Mais que se passerait-il si, dans le nouvel environnement actuel, il n’était possible d’obtenir que 60 % de financement par emprunt, ou 55 %, voire moins ?
Nous supposons que la valeur de vente reste la même, soit une valeur projetée de 146.9 millions € dans cinq ans. Si, par exemple, seul un financement par emprunt de 50 % était possible, le prix d’achat devrait baisser de 12 % pour que les investisseurs puissent toujours obtenir un rendement de 18.50 % ; ce niveau de décote pourrait ainsi être moins significatif qu’anticipé par un grand nombre.
Quelle est la réduction du prix d’entrée nécessaire pour compenser la baisse du levier et obtenir le même rendement ?
Et si l’inflation restait durablement plus élevée ?
Le vieillissement de la population, le ralentissement de la mondialisation et la transition vers des sources d’énergie plus coûteuses sont autant de facteurs qui, combinés, devraient maintenir l’inflation à un niveau structurellement plus élevé.
Il s’agit d’un problème mondial qui affecte toutes les classes d’actifs, tant les actions que les obligations, les marchés cotés, comme les marchés privés ; le Private Equity n’est pas épargné.
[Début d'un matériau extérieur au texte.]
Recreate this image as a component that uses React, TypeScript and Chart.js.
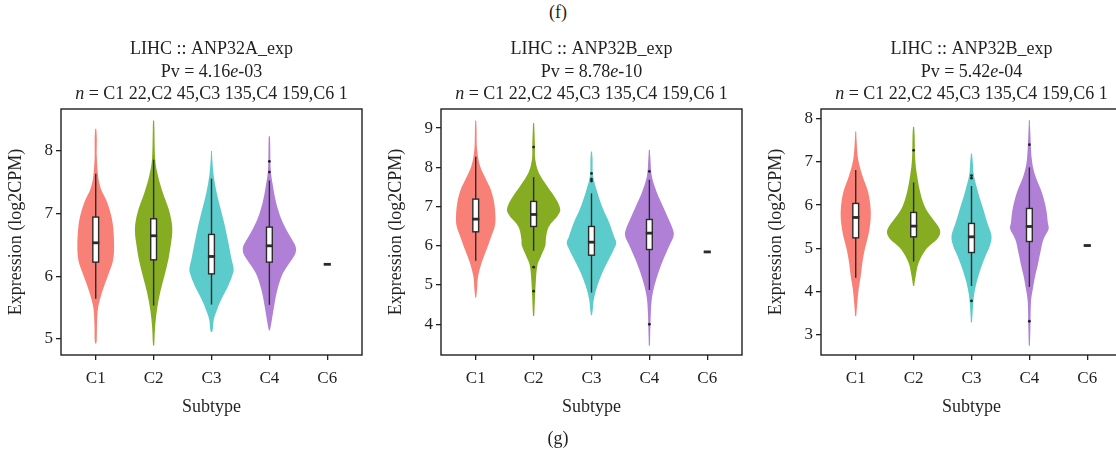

Outre son impact sur l’endettement, comme décrit ci-dessus, l’inflation pèsera sur la rentabilité de nombreuses entreprises car leur base de coûts augmentera.
Cependant, toutes les entreprises ne seront pas affectées de la même manière.
Celles en mesure de répercuter la hausse des coûts sur leurs prix résisteront mieux. En revanche, celles moins bien positionnées sur le marché ou dont les produits et services sont plus facilement substituables éprouveront des difficultés.
Au cours des années à venir, ce sont ces critères qui distingueront les entreprises gagnantes tout comme les investisseurs en Private Equity performants.
Les investisseurs en Private Equity n’ont pas à craindre les conséquences d’une inflation structurellement plus élevée et d’une intensification des conflits géopolitiques.
Bien que l’économie mondiale soit continuellement confrontée à des défis, les rendements restent solides, quelles que soient les circonstances. Certes, l’effet porteur des taux d’intérêt bon marché s’estompe, mais la possibilité d’acheter des entreprises à un prix inférieur compensera largement cette tendance.
Les fonds axés sur les petites et moyennes entreprises semblent ainsi particulièrement bien positionnés pour affronter la période à venir.